Ever wondered why Lululemon’s yoga pants are pricier than Adidas and Nike’s? It’s a question not just for curious shoppers, but increasingly for investors too.
The premium sportswear maker has had a rough year, with its stock plunging more than 48% and wiping out all of 2023’s gains. It’s now the Nasdaq 100’s third-worst performer.
Lululemon’s balance sheet might have looked solid for a while, but global revenue growth has been slowing over the past two years. What’s more, the company cut its revenue forecast for the rest of the year in August, piling more pressure on the stock.
Not a good look
- Sales in the US, Lululemon’s biggest market, have been down every month in 2024 compared to last year, with a drop of 4% for the year as of early September, according to Deutsche Bank.
- A Morgan Stanley survey found Lululemon ranked the lowest on value-for-money among Chinese respondents — worse than Fila, Adidas, Nike and other local brands. (Side note: it’s much more expensive as well).
China is key. In 2023, it accounted for 10% of the company’s total revenue, making it the second-largest market after the Americas. China also boasts the second-highest number of Lululemon stores globally (127), with most new openings in 2024 expected there as well.
Premium brands like Lululemon have thrived in China thanks to their niche appeal, making China the brand’s top growth driver by revenue last year. But as Chinese consumers grow more value-conscious amid an economic slowdown, Lululemon’s low value-for-money ranking doesn’t bode well for it. This could put real pressure on revenue.
The stock this year:
Pick or pass?
It’s not all bad, though. Lululemon’s total revenue is still forecast to keep growing, and there could be money to be made for investors.

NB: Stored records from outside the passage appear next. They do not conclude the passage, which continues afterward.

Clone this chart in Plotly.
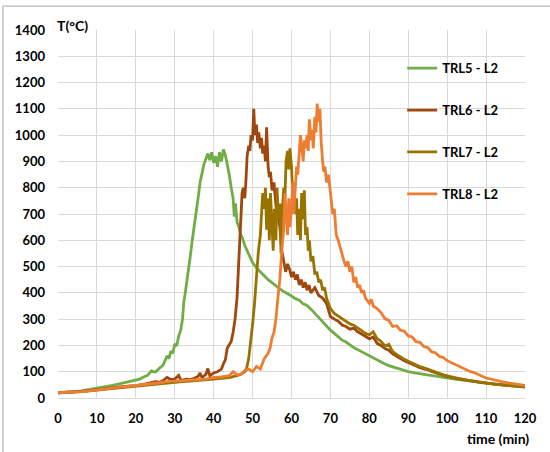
import plotly.graph_objects as go

# ---------------- data ----------------
series_names = ["TRL5 - L2", "TRL6 - L2", "TRL7 - L2", "TRL8 - L2"]

trl5_t = [0, 2, 4, 6, 8, 10, 12, 14, 16, 18, 20, 21, 22, 23, 24, 25, 26, 27, 28, 28.5, 29, 29.5,
          30, 30.5, 31, 31.5, 32, 32.3, 32.7, 33, 33.5, 34, 34.5, 35, 35.5, 36, 36.5, 37, 37.5, 38,
          38.5, 39, 39.5, 40, 40.5, 41, 41.5, 42, 42.5, 43, 43.5, 44, 44.5, 45, 45.3, 45.6, 46, 46.5,
          47, 47.5, 48, 48.5, 49, 49.5, 50, 51, 52, 53, 54, 55, 56, 57, 58, 59, 60, 61, 62, 63, 64,
          65, 66, 67, 68, 69, 70, 71, 72, 73, 74, 75, 76, 77, 78, 79, 80, 81, 82, 83, 84, 85, 86, 87,
          88, 89, 90, 92, 94, 96, 98, 100, 102, 104, 106, 108, 110, 112, 114, 116, 118, 120]
trl5_T = [20, 21, 23, 27, 32, 38, 43, 48, 55, 62, 68, 72, 80, 86, 103, 98, 112, 125, 160, 150, 178, 170,
          205, 198, 235, 255, 300, 360, 400, 430, 480, 540, 600, 650, 700, 760, 820, 860, 890, 910,
          930, 905, 935, 895, 920, 880, 935, 900, 945, 925, 890, 850, 800, 760, 690, 740, 670, 650,
          620, 605, 580, 565, 545, 530, 515, 495, 478, 465, 450, 438, 425, 415, 405, 398, 388, 378, 372, 358, 352,
          338, 322, 305, 292, 275, 258, 246, 234, 220, 213, 202, 192, 184, 176, 168, 160, 151, 142, 136, 129, 123, 118, 112,
          108, 104, 100, 95, 90, 85, 80, 76, 72, 68, 64, 60, 57, 53, 50, 47, 44, 41]

trl6_t = [0, 2, 4, 6, 8, 10, 12, 14, 16, 18, 20, 22, 24, 25, 26, 27, 28, 29, 30, 31, 31.5, 32, 33, 34,
          35, 36, 36.5, 37, 38, 38.5, 39, 40, 41, 42, 42.5, 43, 43.5, 44, 44.5, 45, 45.5, 46, 46.3, 46.6,
          47, 47.3, 47.6, 48, 48.3, 48.6, 49, 49.3, 49.6, 50, 50.3, 50.6, 51, 51.3, 51.6, 52, 52.3, 52.6,
          53, 53.3, 53.6, 54, 54.3, 54.6, 55, 55.5, 56, 56.5, 57, 57.5, 58, 58.5, 59, 59.5, 60, 60.5, 61,
          61.5, 62, 62.5, 63, 63.5, 64, 64.5, 65, 66, 67, 68, 69, 70, 71, 72, 73, 74, 75, 76, 77, 78, 79,
          80, 81, 82, 83, 84, 85, 86, 87, 88, 89, 90, 91, 92, 93, 94, 95, 96, 97, 98, 99, 100, 102, 104,
          106, 108, 110, 112, 114, 116, 118, 120]
trl6_T = [20, 21, 23, 25, 28, 32, 35, 38, 42, 45, 47, 52, 58, 62, 60, 66, 78, 70, 72, 86, 70, 68, 72, 70,
          75, 82, 95, 78, 90, 112, 85, 95, 100, 110, 130, 145, 190, 205, 215, 250, 300, 380, 480, 580,
          700, 780, 800, 760, 830, 920, 960, 940, 1000, 980, 1100, 1000, 1040, 970, 1010, 950, 990, 930,
          960, 900, 1030, 880, 840, 860, 790, 820, 730, 700, 650, 560, 520, 480, 510, 490, 460, 480, 450,
          470, 430, 450, 420, 440, 410, 430, 400, 420, 390, 380, 360, 310, 300, 292, 278, 272, 262, 266, 252, 245, 235,
          225, 232, 208, 200, 188, 182, 168, 158, 150, 142, 135, 128, 120, 115, 111, 108, 101, 96, 91, 87, 82, 76, 70,
          65, 60, 57, 53, 50, 47, 45, 42]

trl7_t = [0, 2, 4, 6, 8, 10, 12, 14, 16, 18, 20, 22, 24, 26, 28, 30, 32, 34, 36, 38, 40, 42, 44, 46, 47,
          48, 48.5, 49, 49.5, 50, 50.5, 51, 51.5, 52, 52.3, 52.6, 53, 53.3, 53.6, 54, 54.3, 54.6, 55, 55.3,
          55.6, 56, 56.3, 56.6, 57, 57.3, 57.6, 58, 58.3, 58.6, 59, 59.3, 59.6, 60, 60.3, 60.6, 61, 61.3,
          61.6, 62, 62.3, 62.6, 63, 63.3, 63.6, 64, 64.3, 64.6, 65, 65.5, 66, 66.5, 67, 67.5, 68, 68.5, 69,
          70, 71, 72, 73, 74, 75, 76, 77, 78, 79, 80, 81, 82, 83, 84, 85, 86, 87, 88, 89, 90, 91, 92, 93,
          94, 95, 96, 97, 98, 99, 100, 102, 104, 106, 108, 110, 112, 114, 116, 118, 120]
trl7_T = [20, 21, 22, 24, 27, 30, 33, 36, 40, 42, 45, 48, 52, 55, 58, 60, 62, 64, 66, 70, 72, 75, 78, 85, 90,
          100, 115, 150, 210, 280, 360, 470, 560, 620, 700, 780, 720, 800, 640, 760, 600, 780, 650, 560,
          720, 600, 800, 680, 740, 550, 700, 800, 760, 900, 940, 870, 950, 880, 780, 820, 700, 760,
          620, 720, 600, 780, 680, 790, 620, 650, 560, 600, 520, 540, 470, 480, 440, 450, 410, 420, 380,
          340, 322, 312, 302, 292, 282, 277, 268, 256, 246, 240, 252, 226, 216, 198, 204, 176, 166, 156, 147, 140, 132, 126, 120,
          116, 110, 104, 98, 93, 88, 84, 77, 71, 66, 61, 57, 53, 50, 47, 45, 42]

trl8_t = [0, 2, 4, 6, 8, 10, 12, 14, 16, 18, 20, 22, 24, 26, 28, 30, 32, 34, 36, 38, 40, 42, 44, 45, 46,
          47, 48, 49, 50, 51, 52, 53, 53.5, 54, 54.5, 55, 55.5, 56, 56.5, 57, 57.5, 58, 58.3, 58.6, 59, 59.3,
          59.6, 60, 60.3, 60.6, 61, 61.3, 61.6, 62, 62.3, 62.6, 63, 63.3, 63.6, 64, 64.3, 64.6, 65, 65.3,
          65.6, 66, 66.3, 66.6, 67, 67.3, 67.6, 68, 68.3, 68.6, 69, 69.5, 70, 70.3, 70.6, 71, 71.5, 72, 72.5,
          73, 73.5, 74, 74.5, 75, 75.5, 76, 76.5, 77, 77.5, 78, 78.5, 79, 80, 80.5, 81, 82, 83, 84, 85, 86,
          87, 88, 89, 90, 91, 92, 93, 94, 95, 96, 97, 98, 99, 100, 101, 102, 103, 104, 105, 106, 107, 108,
          109, 110, 112, 114, 116, 118, 120]
trl8_T = [20, 21, 22, 24, 27, 31, 34, 37, 41, 44, 47, 50, 55, 58, 62, 64, 66, 68, 70, 72, 78, 80, 85, 100, 88,
          90, 105, 110, 100, 120, 110, 150, 160, 170, 190, 230, 250, 300, 380, 450, 560, 640, 780, 700, 620, 760,
          650, 720, 820, 700, 800, 880, 850, 920, 1000, 960, 900, 980, 950, 1000, 940, 1060, 980, 1020,
          950, 1070, 1010, 1120, 1050, 1100, 980, 900, 860, 880, 820, 850, 780, 760, 700, 720, 620, 600, 570,
          540, 520, 500, 520, 480, 500, 440, 460, 420, 430, 400, 410, 380, 360, 375, 350, 340, 325, 302, 295, 272,
          275, 258, 254, 236, 232, 214, 212, 196, 192, 176, 172, 158, 154, 142, 135, 125, 120, 112, 106, 100, 96, 88,
          83, 76, 68, 62, 57, 52, 48]

series_t = [trl5_t, trl6_t, trl7_t, trl8_t]
series_T = [trl5_T, trl6_T, trl7_T, trl8_T]
colors = ["#70AD47", "#9E480E", "#997300", "#ED7D31"]

x_ticks = list(range(0, 121, 10))
y_ticks = list(range(0, 1401, 100))

# ---------------- figure ----------------
FONT = "Lato, 'Open Sans', sans-serif"
fig = go.Figure()
for i, (name, tt, TT, c) in enumerate(zip(series_names, series_t, series_T, colors)):
    fig.add_trace(go.Scatter(x=tt, y=TT, mode="lines", name=name,
                             line=dict(color=c, width=2.8), legendgroup=f"g{i}"))

fig.update_layout(
    width=550, height=452,
    margin=dict(l=58, r=25, t=30, b=54),
    paper_bgcolor="white", plot_bgcolor="white",
    font=dict(family=FONT, size=13, color="black"),
    showlegend=True,
    legend=dict(x=0.737, y=0.937, xanchor="left", yanchor="top",
                font=dict(family=FONT, size=13, color="black", weight="bold"),
                tracegroupgap=22, bgcolor="rgba(0,0,0,0)"),
)
fig.update_xaxes(range=[0, 120], tickvals=x_ticks, showgrid=True, gridcolor="#D9D9D9", gridwidth=1,
                 zeroline=False, showline=True, linecolor="#D9D9D9", linewidth=1, ticks="",
                 tickfont=dict(family=FONT, size=13, weight="bold"), ticklabelstandoff=8)
fig.update_yaxes(range=[0, 1400], tickvals=y_ticks, showgrid=True, gridcolor="#D9D9D9", gridwidth=1,
                 zeroline=False, showline=False, ticks="",
                 tickfont=dict(family=FONT, size=13, weight="bold"), ticklabelstandoff=12)

fig.add_annotation(text="T(°C)", xref="paper", yref="paper", x=-0.006, y=1.013,
                   xanchor="left", yanchor="middle", showarrow=False,
                   font=dict(family=FONT, size=14, weight="bold"))
fig.add_annotation(text="time (min)", xref="paper", yref="paper", x=1.013, y=-0.109,
                   xanchor="right", yanchor="middle", showarrow=False,
                   font=dict(family=FONT, size=14, weight="bold"))

# outer chart border (top and left edges visible)
fig.add_shape(type="line", xref="paper", yref="paper", x0=-0.118, x1=1.06, y0=1.065, y1=1.065,
              line=dict(color="#A6A6A6", width=1))
fig.add_shape(type="line", xref="paper", yref="paper", x0=-0.118, x1=-0.118, y0=1.065, y1=-0.15,
              line=dict(color="#A6A6A6", width=1))

fig.write_html("out.html")
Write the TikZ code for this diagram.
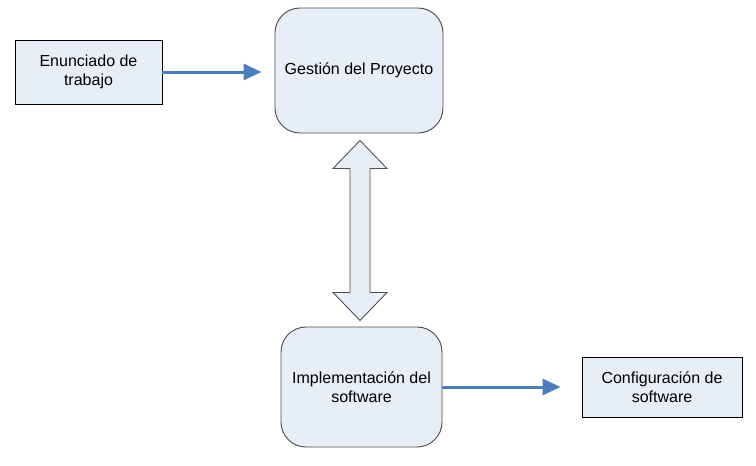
\documentclass[tikz,border=0pt]{standalone}
\usepackage{fontspec}
\setmainfont{Liberation Sans}
\usetikzlibrary{arrows.meta,calc}
\definecolor{boxfill}{HTML}{E8EEF7}
\definecolor{arrowblue}{HTML}{4A7EBB}
\definecolor{roundborder}{HTML}{4D4D4D}
\tikzset{
  plainbox/.style={draw=black, line width=0.65pt, fill=boxfill, align=center, inner sep=0pt, font=\fontsize{12pt}{14pt}\selectfont},
  roundbox/.style={draw=roundborder, line width=0.7pt, fill=boxfill, rounded corners=18.75pt, align=center, inner sep=0pt, font=\fontsize{12pt}{14pt}\selectfont},
  flowarrow/.style={draw=arrowblue, line width=2.25pt, -{Triangle[length=13.5pt,width=12pt]}},
  blockarrow/.style={draw=roundborder, line width=0.65pt, fill=boxfill, line join=miter}
}
\begin{document}
\begin{tikzpicture}[x=0.75pt,y=-0.75pt]
\useasboundingbox (0,0) rectangle (756,465);
\fill[white] (0,0) rectangle (756,465);
\node[plainbox, minimum width=110.25pt, minimum height=48pt] (e) at (88.5,72) {Enunciado de\\trabajo};
\node[roundbox, minimum width=126pt, minimum height=93.75pt] (g) at (359,70.5) {Gestión del Proyecto};
\node[roundbox, minimum width=120.75pt, minimum height=90pt] (i) at (361.5,387) {Implementación del\\software};
\node[plainbox, minimum width=120pt, minimum height=45pt] (c) at (662,387) {Configuración de\\software};
\draw[flowarrow, shorten >=9.75pt] (e.east) -- (e.east -| g.west);
\draw[flowarrow, shorten >=15.75pt] (i.east) -- (c.west);
\draw[blockarrow]
  ($(g.south)+(1,7)$) -- ++(27,28) -- ++(-17,0) -- ++(0,124) -- ++(17,0)
  -- ++(-27,28) -- ++(-27,-28) -- ++(17,0) -- ++(0,-124) -- ++(-17,0) -- cycle;
\end{tikzpicture}
\end{document}
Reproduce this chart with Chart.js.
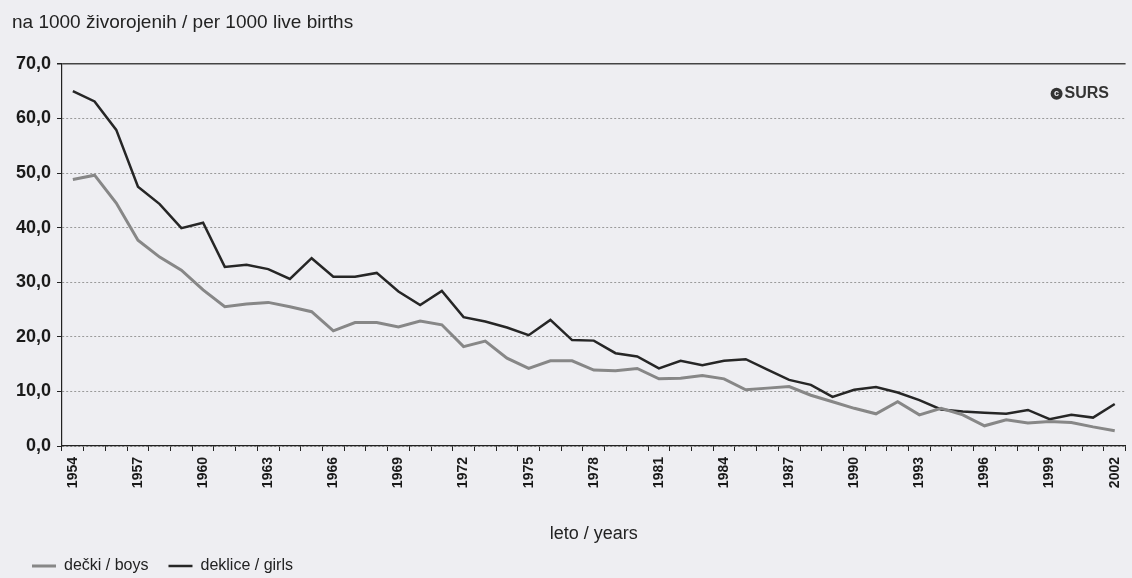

- Morgan Stanley has a 12-month price target of $314, suggesting a potential upside of nearly 20% from current levels. JP Morgan and Bank of America are even more bullish, with all three maintaining “buy” ratings for the stock.
- Analyst consensus at Refinitiv is also a “buy” and implies a similar upside.
- Lululemon’s forward price-to-earnings ratio sits at 17.8 times, relatively cheap compared to Nike’s 27.5 and Adidas’ 36.7, with the industry average at 26.5. If these forecasts play out, current levels could be an attractive entry point.